Repeat the listing that follows, character for character, minus the pictures.
[start]
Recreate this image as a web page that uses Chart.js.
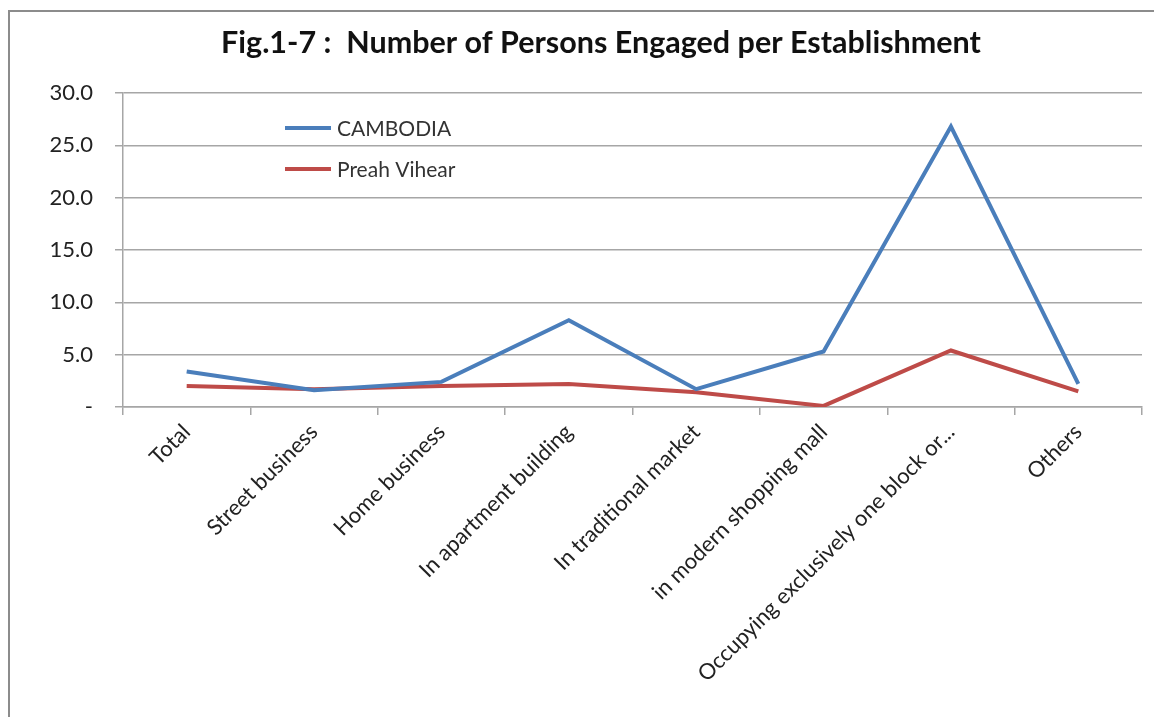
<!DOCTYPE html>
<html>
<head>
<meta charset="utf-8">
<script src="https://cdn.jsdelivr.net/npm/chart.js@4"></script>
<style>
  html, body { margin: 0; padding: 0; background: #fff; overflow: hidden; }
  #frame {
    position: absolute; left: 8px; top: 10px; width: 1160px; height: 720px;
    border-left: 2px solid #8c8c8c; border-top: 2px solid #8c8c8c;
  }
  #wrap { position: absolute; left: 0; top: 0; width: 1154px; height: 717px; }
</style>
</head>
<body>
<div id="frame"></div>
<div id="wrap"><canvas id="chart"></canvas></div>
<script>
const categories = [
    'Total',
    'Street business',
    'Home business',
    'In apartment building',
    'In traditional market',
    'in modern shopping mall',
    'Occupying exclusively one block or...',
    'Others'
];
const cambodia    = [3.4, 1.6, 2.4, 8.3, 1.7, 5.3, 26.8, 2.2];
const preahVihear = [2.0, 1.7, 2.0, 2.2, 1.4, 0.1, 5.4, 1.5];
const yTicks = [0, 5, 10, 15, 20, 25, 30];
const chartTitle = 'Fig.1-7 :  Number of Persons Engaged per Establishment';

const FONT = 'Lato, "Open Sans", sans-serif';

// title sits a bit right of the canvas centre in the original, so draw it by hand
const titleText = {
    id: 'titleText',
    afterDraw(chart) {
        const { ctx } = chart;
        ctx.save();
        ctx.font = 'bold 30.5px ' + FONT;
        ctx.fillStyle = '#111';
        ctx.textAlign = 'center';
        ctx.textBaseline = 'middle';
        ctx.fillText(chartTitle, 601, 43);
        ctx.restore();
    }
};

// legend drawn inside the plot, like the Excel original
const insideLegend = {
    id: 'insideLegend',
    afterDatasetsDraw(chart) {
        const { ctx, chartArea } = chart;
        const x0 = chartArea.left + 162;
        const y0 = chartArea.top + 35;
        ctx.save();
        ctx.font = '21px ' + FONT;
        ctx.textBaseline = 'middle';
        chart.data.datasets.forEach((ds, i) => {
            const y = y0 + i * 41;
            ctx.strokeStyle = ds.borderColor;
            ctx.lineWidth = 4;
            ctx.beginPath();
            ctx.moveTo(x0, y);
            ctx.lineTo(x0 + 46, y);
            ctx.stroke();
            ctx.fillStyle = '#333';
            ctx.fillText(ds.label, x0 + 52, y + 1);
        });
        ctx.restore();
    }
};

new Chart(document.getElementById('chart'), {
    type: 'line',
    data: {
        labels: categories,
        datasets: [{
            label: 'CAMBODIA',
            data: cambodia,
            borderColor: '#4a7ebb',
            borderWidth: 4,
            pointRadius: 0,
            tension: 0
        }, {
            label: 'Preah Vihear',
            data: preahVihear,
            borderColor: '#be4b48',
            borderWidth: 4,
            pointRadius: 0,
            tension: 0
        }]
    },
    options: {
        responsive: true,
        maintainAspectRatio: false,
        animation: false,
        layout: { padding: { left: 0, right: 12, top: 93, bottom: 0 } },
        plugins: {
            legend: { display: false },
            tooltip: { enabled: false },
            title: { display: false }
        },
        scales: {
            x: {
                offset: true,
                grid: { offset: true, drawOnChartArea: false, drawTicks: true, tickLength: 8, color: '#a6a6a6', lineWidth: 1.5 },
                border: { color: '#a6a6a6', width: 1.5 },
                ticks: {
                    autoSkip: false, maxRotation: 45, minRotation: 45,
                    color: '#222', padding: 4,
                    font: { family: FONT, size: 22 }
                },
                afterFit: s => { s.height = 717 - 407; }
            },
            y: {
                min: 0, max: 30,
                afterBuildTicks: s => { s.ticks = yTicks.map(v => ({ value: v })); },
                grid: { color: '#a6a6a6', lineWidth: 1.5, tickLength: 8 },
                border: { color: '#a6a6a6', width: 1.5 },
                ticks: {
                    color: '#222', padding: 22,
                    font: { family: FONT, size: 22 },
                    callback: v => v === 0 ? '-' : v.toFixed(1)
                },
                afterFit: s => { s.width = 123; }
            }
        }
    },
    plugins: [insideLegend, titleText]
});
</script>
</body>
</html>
[end]
*Correct result*
Recreate this image as a web page that uses Chart.js.
<!DOCTYPE html>
<html>
<head>
<meta charset="utf-8">
<script src="https://cdn.jsdelivr.net/npm/chart.js@4"></script>
<style>
  html, body { margin: 0; padding: 0; background: #fff; overflow: hidden; }
  #frame {
    position: absolute; left: 8px; top: 10px; width: 1160px; height: 720px;
    border-left: 2px solid #8c8c8c; border-top: 2px solid #8c8c8c;
  }
  #wrap { position: absolute; left: 0; top: 0; width: 1154px; height: 717px; }
</style>
</head>
<body>
<div id="frame"></div>
<div id="wrap"><canvas id="chart"></canvas></div>
<script>
const categories = [
    'Total',
    'Street business',
    'Home business',
    'In apartment building',
    'In traditional market',
    'in modern shopping mall',
    'Occupying exclusively one block or...',
    'Others'
];
const cambodia    = [3.4, 1.6, 2.4, 8.3, 1.7, 5.3, 26.8, 2.2];
const preahVihear = [2.0, 1.7, 2.0, 2.2, 1.4, 0.1, 5.4, 1.5];
const yTicks = [0, 5, 10, 15, 20, 25, 30];
const chartTitle = 'Fig.1-7 :  Number of Persons Engaged per Establishment';

const FONT = 'Lato, "Open Sans", sans-serif';

// title sits a bit right of the canvas centre in the original, so draw it by hand
const titleText = {
    id: 'titleText',
    afterDraw(chart) {
        const { ctx } = chart;
        ctx.save();
        ctx.font = 'bold 30.5px ' + FONT;
        ctx.fillStyle = '#111';
        ctx.textAlign = 'center';
        ctx.textBaseline = 'middle';
        ctx.fillText(chartTitle, 601, 43);
        ctx.restore();
    }
};

// legend drawn inside the plot, like the Excel original
const insideLegend = {
    id: 'insideLegend',
    afterDatasetsDraw(chart) {
        const { ctx, chartArea } = chart;
        const x0 = chartArea.left + 162;
        const y0 = chartArea.top + 35;
        ctx.save();
        ctx.font = '21px ' + FONT;
        ctx.textBaseline = 'middle';
        chart.data.datasets.forEach((ds, i) => {
            const y = y0 + i * 41;
            ctx.strokeStyle = ds.borderColor;
            ctx.lineWidth = 4;
            ctx.beginPath();
            ctx.moveTo(x0, y);
            ctx.lineTo(x0 + 46, y);
            ctx.stroke();
            ctx.fillStyle = '#333';
            ctx.fillText(ds.label, x0 + 52, y + 1);
        });
        ctx.restore();
    }
};

new Chart(document.getElementById('chart'), {
    type: 'line',
    data: {
        labels: categories,
        datasets: [{
            label: 'CAMBODIA',
            data: cambodia,
            borderColor: '#4a7ebb',
            borderWidth: 4,
            pointRadius: 0,
            tension: 0
        }, {
            label: 'Preah Vihear',
            data: preahVihear,
            borderColor: '#be4b48',
            borderWidth: 4,
            pointRadius: 0,
            tension: 0
        }]
    },
    options: {
        responsive: true,
        maintainAspectRatio: false,
        animation: false,
        layout: { padding: { left: 0, right: 12, top: 93, bottom: 0 } },
        plugins: {
            legend: { display: false },
            tooltip: { enabled: false },
            title: { display: false }
        },
        scales: {
            x: {
                offset: true,
                grid: { offset: true, drawOnChartArea: false, drawTicks: true, tickLength: 8, color: '#a6a6a6', lineWidth: 1.5 },
                border: { color: '#a6a6a6', width: 1.5 },
                ticks: {
                    autoSkip: false, maxRotation: 45, minRotation: 45,
                    color: '#222', padding: 4,
                    font: { family: FONT, size: 22 }
                },
                afterFit: s => { s.height = 717 - 407; }
            },
            y: {
                min: 0, max: 30,
                afterBuildTicks: s => { s.ticks = yTicks.map(v => ({ value: v })); },
                grid: { color: '#a6a6a6', lineWidth: 1.5, tickLength: 8 },
                border: { color: '#a6a6a6', width: 1.5 },
                ticks: {
                    color: '#222', padding: 22,
                    font: { family: FONT, size: 22 },
                    callback: v => v === 0 ? '-' : v.toFixed(1)
                },
                afterFit: s => { s.width = 123; }
            }
        }
    },
    plugins: [insideLegend, titleText]
});
</script>
</body>
</html>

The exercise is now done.